Short problem – Omitting the pictures, copy exactly each line from the one containing "Write a Python" up to and including the one containing "GRID = '#A9A9A9'".
-- START OF Stored records --
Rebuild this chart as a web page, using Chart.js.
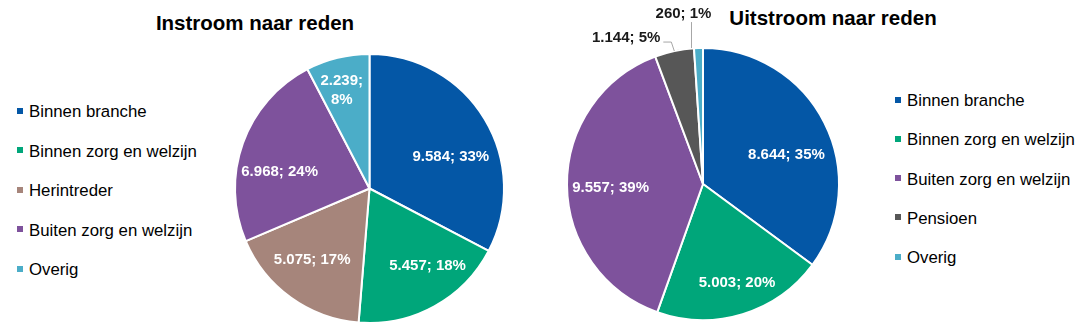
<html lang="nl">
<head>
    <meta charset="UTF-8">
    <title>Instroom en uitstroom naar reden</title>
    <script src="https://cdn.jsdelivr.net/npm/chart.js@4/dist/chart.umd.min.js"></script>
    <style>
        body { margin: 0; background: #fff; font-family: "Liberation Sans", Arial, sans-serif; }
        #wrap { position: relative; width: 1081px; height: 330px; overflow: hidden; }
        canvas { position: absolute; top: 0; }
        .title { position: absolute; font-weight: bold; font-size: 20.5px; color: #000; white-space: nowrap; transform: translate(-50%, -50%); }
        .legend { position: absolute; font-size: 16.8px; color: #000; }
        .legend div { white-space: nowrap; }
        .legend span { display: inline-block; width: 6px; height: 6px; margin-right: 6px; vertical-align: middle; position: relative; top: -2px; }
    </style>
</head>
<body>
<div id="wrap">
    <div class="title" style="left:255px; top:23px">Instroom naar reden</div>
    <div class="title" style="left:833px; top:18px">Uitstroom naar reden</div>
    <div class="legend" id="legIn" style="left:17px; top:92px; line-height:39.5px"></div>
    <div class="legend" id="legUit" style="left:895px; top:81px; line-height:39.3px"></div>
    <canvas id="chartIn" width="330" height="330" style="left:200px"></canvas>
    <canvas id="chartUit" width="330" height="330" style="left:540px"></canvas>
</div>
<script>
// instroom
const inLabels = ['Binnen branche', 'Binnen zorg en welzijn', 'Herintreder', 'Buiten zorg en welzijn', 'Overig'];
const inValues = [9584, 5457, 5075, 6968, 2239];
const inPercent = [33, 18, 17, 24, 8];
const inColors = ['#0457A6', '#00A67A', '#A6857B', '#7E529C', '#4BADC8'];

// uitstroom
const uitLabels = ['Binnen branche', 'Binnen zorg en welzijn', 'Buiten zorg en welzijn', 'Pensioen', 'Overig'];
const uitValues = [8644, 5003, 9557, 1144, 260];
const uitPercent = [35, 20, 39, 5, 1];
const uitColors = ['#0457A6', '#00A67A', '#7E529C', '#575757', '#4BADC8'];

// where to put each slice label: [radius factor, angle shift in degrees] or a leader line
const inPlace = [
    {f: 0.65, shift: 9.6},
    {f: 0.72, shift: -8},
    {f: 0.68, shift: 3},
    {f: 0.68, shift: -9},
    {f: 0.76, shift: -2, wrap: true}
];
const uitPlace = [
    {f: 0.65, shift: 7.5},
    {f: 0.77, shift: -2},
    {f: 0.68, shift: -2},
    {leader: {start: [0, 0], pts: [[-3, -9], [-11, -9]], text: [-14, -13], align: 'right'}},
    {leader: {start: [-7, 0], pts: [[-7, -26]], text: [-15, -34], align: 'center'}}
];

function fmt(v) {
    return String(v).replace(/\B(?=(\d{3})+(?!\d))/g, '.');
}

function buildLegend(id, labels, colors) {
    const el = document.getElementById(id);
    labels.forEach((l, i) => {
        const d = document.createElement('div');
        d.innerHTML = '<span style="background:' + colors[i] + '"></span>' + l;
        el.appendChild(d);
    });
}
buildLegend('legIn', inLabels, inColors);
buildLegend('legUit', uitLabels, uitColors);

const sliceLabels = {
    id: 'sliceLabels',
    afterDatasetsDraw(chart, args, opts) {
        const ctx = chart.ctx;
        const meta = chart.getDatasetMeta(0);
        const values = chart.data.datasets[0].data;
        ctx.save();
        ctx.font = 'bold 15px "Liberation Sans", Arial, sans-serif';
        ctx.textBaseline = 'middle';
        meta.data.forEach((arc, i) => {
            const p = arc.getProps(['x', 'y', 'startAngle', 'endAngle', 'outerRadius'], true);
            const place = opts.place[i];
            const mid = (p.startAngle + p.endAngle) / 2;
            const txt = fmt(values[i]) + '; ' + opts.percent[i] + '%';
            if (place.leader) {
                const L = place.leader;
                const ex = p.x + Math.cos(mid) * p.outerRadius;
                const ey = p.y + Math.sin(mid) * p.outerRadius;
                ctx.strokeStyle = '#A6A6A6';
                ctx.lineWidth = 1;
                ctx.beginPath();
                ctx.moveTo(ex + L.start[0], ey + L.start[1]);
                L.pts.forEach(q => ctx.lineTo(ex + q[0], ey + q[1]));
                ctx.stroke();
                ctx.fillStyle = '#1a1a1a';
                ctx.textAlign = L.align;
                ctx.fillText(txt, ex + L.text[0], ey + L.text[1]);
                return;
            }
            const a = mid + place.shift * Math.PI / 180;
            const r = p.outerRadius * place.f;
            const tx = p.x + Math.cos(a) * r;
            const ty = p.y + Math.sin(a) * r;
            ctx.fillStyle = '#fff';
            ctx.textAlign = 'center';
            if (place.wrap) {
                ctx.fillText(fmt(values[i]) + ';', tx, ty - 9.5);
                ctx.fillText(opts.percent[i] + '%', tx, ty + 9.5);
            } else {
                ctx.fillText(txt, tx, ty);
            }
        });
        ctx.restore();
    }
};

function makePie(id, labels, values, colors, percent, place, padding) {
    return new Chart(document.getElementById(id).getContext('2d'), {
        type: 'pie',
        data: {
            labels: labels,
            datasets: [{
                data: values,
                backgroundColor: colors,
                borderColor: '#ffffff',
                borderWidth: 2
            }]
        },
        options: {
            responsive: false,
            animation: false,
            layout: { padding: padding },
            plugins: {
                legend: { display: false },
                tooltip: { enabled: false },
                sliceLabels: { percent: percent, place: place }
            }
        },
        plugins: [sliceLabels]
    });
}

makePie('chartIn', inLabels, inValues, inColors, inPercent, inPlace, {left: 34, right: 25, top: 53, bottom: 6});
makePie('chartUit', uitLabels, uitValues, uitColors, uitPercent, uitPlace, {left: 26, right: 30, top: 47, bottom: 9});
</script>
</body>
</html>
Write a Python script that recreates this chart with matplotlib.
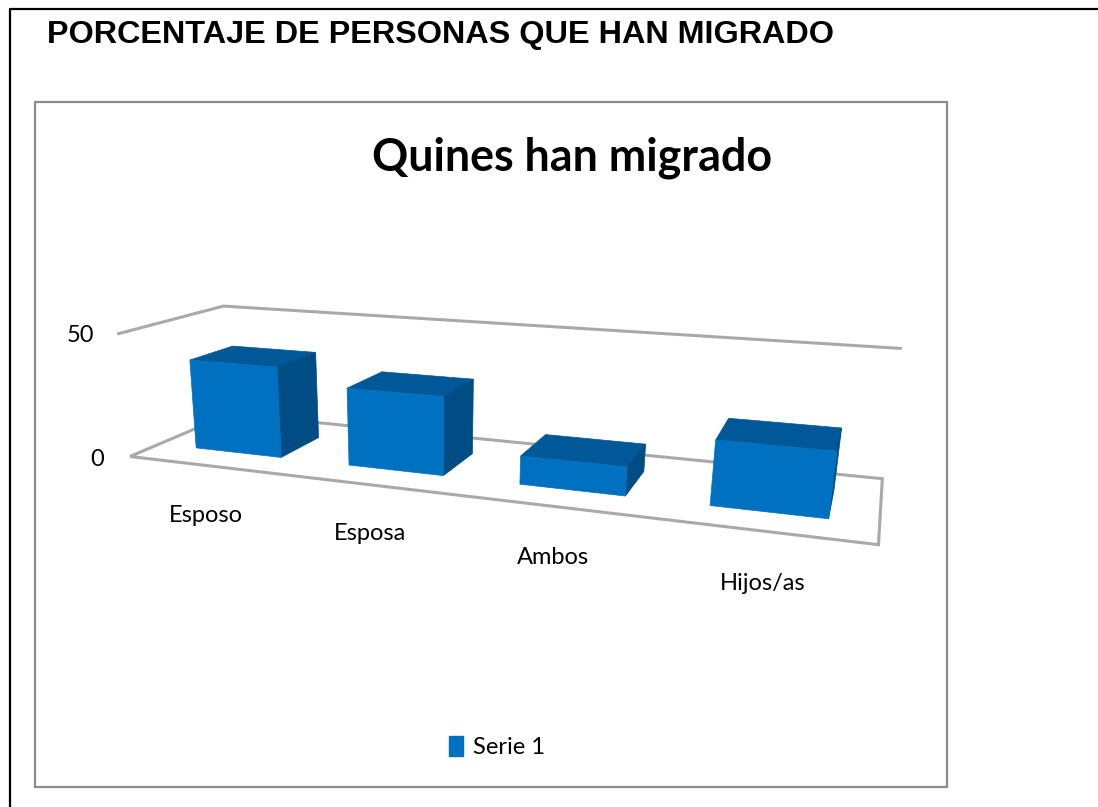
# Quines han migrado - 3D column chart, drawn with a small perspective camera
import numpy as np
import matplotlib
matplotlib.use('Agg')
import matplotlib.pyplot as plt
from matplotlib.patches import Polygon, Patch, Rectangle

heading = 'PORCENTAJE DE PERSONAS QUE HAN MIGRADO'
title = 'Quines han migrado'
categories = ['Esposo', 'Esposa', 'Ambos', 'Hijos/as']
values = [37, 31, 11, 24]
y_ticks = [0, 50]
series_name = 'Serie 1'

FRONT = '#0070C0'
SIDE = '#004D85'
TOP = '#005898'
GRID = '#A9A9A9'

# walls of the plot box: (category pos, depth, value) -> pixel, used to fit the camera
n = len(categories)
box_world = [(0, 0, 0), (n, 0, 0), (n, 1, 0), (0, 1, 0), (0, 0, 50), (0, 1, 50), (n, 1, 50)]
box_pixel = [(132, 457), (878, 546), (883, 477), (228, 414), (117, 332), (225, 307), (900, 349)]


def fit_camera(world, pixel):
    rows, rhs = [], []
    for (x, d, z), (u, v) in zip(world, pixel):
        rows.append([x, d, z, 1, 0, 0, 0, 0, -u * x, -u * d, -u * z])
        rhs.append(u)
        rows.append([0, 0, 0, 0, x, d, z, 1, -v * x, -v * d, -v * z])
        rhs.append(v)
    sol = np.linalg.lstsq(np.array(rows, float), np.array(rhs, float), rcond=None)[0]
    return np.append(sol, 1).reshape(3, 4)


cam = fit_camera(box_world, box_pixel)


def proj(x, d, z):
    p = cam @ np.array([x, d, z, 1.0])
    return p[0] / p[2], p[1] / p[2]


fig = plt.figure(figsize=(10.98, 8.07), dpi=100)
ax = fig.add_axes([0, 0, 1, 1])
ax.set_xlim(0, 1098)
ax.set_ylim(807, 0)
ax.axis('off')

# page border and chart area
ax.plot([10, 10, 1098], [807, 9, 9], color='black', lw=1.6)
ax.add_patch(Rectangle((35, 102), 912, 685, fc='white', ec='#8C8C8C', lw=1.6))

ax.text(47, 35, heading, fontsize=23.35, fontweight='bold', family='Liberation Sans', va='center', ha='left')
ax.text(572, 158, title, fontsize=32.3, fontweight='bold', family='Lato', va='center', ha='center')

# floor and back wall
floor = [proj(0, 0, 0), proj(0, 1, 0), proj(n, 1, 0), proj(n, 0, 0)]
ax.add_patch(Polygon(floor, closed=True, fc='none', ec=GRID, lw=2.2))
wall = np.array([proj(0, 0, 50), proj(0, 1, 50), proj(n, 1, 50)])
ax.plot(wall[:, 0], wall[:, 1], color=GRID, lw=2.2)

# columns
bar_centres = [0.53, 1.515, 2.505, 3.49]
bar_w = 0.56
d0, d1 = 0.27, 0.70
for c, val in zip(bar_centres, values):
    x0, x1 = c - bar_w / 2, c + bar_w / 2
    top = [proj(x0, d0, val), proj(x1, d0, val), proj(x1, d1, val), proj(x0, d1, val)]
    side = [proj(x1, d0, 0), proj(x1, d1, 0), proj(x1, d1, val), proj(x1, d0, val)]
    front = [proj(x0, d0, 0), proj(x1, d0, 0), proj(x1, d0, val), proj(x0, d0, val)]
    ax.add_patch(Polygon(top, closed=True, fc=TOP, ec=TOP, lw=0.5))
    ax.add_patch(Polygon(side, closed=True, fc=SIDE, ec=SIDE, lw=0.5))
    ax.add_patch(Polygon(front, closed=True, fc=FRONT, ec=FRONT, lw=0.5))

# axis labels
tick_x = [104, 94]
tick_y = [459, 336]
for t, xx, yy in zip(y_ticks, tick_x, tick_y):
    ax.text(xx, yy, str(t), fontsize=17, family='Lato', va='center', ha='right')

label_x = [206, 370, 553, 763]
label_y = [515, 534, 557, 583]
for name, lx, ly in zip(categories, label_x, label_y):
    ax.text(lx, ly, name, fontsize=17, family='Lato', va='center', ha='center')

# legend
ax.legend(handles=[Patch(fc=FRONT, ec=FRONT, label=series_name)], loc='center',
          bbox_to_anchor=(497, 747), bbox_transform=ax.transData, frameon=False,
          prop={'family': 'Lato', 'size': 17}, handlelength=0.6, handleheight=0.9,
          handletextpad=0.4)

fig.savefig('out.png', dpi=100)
-- END OF Stored records --
Exercise solution –
Write a Python script that recreates this chart with matplotlib.
# Quines han migrado - 3D column chart, drawn with a small perspective camera
import numpy as np
import matplotlib
matplotlib.use('Agg')
import matplotlib.pyplot as plt
from matplotlib.patches import Polygon, Patch, Rectangle

heading = 'PORCENTAJE DE PERSONAS QUE HAN MIGRADO'
title = 'Quines han migrado'
categories = ['Esposo', 'Esposa', 'Ambos', 'Hijos/as']
values = [37, 31, 11, 24]
y_ticks = [0, 50]
series_name = 'Serie 1'

FRONT = '#0070C0'
SIDE = '#004D85'
TOP = '#005898'
GRID = '#A9A9A9'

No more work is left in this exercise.